- Author(s): Ed Leffingwell (1933–1936) Bob Leffingwell (1936–1972)
- Current status/schedule: Concluded Sunday strip
- Launch date: October 1, 1933
- End date: 1972
- Syndicate(s): Chicago Tribune New York News Syndicate
- Publisher(s): Dell Comics
- Genre(s): Western

= Little Joe (comic strip) =

American comic strip (1933–1972)

Little Joe is an American Western comic strip created by Ed Leffingwell and later continued by his brother Robert Leffingwell. Distributed by the Chicago Tribune Syndicate, this Sunday strip had a long run spanning four decades. It was never a daily strip.

Ed Leffingwell began in comics as an assistant to his cousin, Harold Gray, the creator of Little Orphan Annie—which may explain why the artwork and layouts on Little Joe were very similar to Annie's. Little Joe tended toward the highly dramatic, violent and sometimes even grisly. Its stories usually emphasized harsh frontier justice and basic virtues such as honesty, self reliance, and independence with an occasional touch of wry humor.

== History ==
Little Joe began October 1, 1933, but Ed Leffingwell worked on the strip for only three years. When he died suddenly in December, 1936, Bob Leffingwell (also a Gray assistant) stepped in, continuing the strip until its conclusion in 1972. The resemblance to Little Orphan Annie in both style and content diminished in the early 1950s when the format changed from a dramatic adventure strip to a more simply rendered gag strip. It suffered greatly during its last few years routinely involving Joe and a Navajo boy named Dead Pan retelling a tired old joke. Bob Leffingwell continued to ink and letter Little Orphan Annie until Harold Gray's death in 1969 when the feature passed into other hands.

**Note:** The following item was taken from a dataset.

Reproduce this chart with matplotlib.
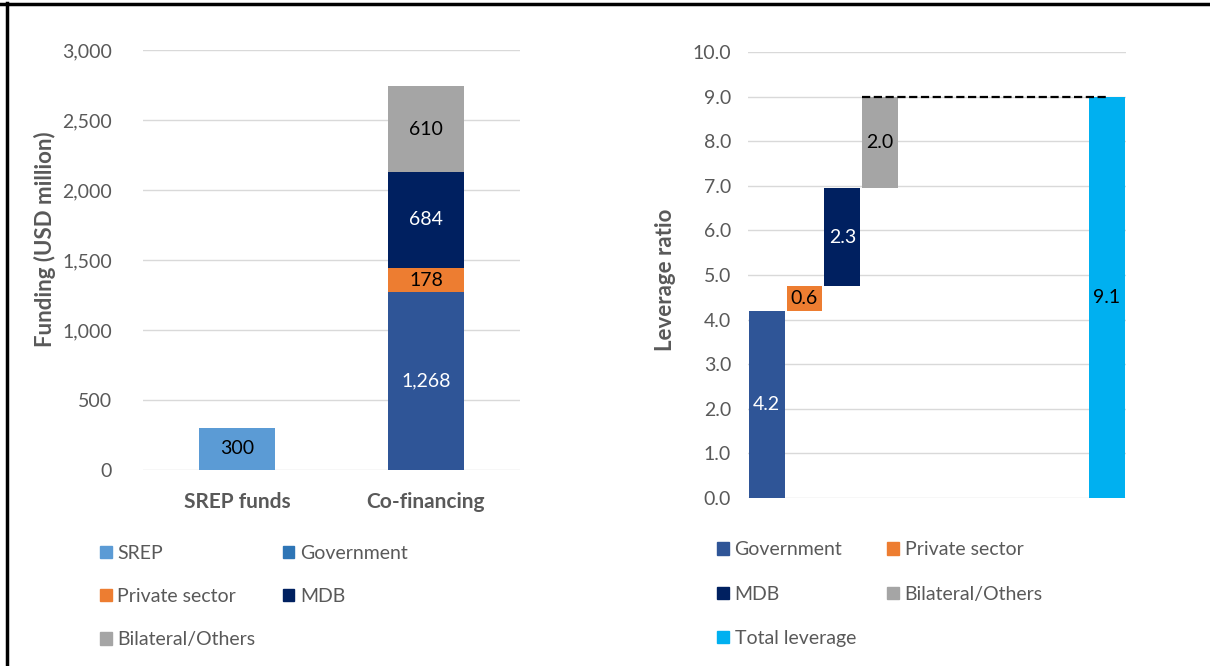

Joe ran in an ever dwindling number of papers until it was caught up in the 1972 syndicate purge of formerly popular strips that included Terry and the Pirates and Smilin' Jack.

Comics historian Don Markstein described the storyline:
Joe Oak was 13 years old, though he looked younger, especially at first. He was an only child and his father had been murdered, leaving him and Mom to run the Oak Ranch by themselves. They were assisted by a white-moustached man named Utah, who had been a gunslinger in his youth. Utah was their foreman and, when times were rough, only employee. He assumed the paternal role when it came to teaching Joe proper behavior for a man, and the survival skills he'd need to become one. Other than that, the strip was populated by outlaws, corrupt businessmen and politicians, Indians both good and bad, and similar staples of the genre. Later on, an old friend of Utah's, a charming rogue known only as "Ze Gen'ral", joined the cast... helping the protagonists out of jams and occasionally (when opportunity permitted) cheating them.

Starting May 16, 1943, Ze Gen'ral became a topper strip above Little Joe. The topper continued until at least the 1960s.

Little Joe was reprinted in Dell Comics' Popular Comics, Super Comics and Dell's Four Color Comics series (1942). In 1935 Whitman published a "Little Joe" "Top Line" edition; a Big Little Book variant. The character of "Utah" appears on the box art of the 1930s Little Orphan Anne Shooting Game. A CD-ROM reprinting early Little Joe strips was released in 2002 and a hardback collection of the 1937-1942 Sunday pages was published in 2020.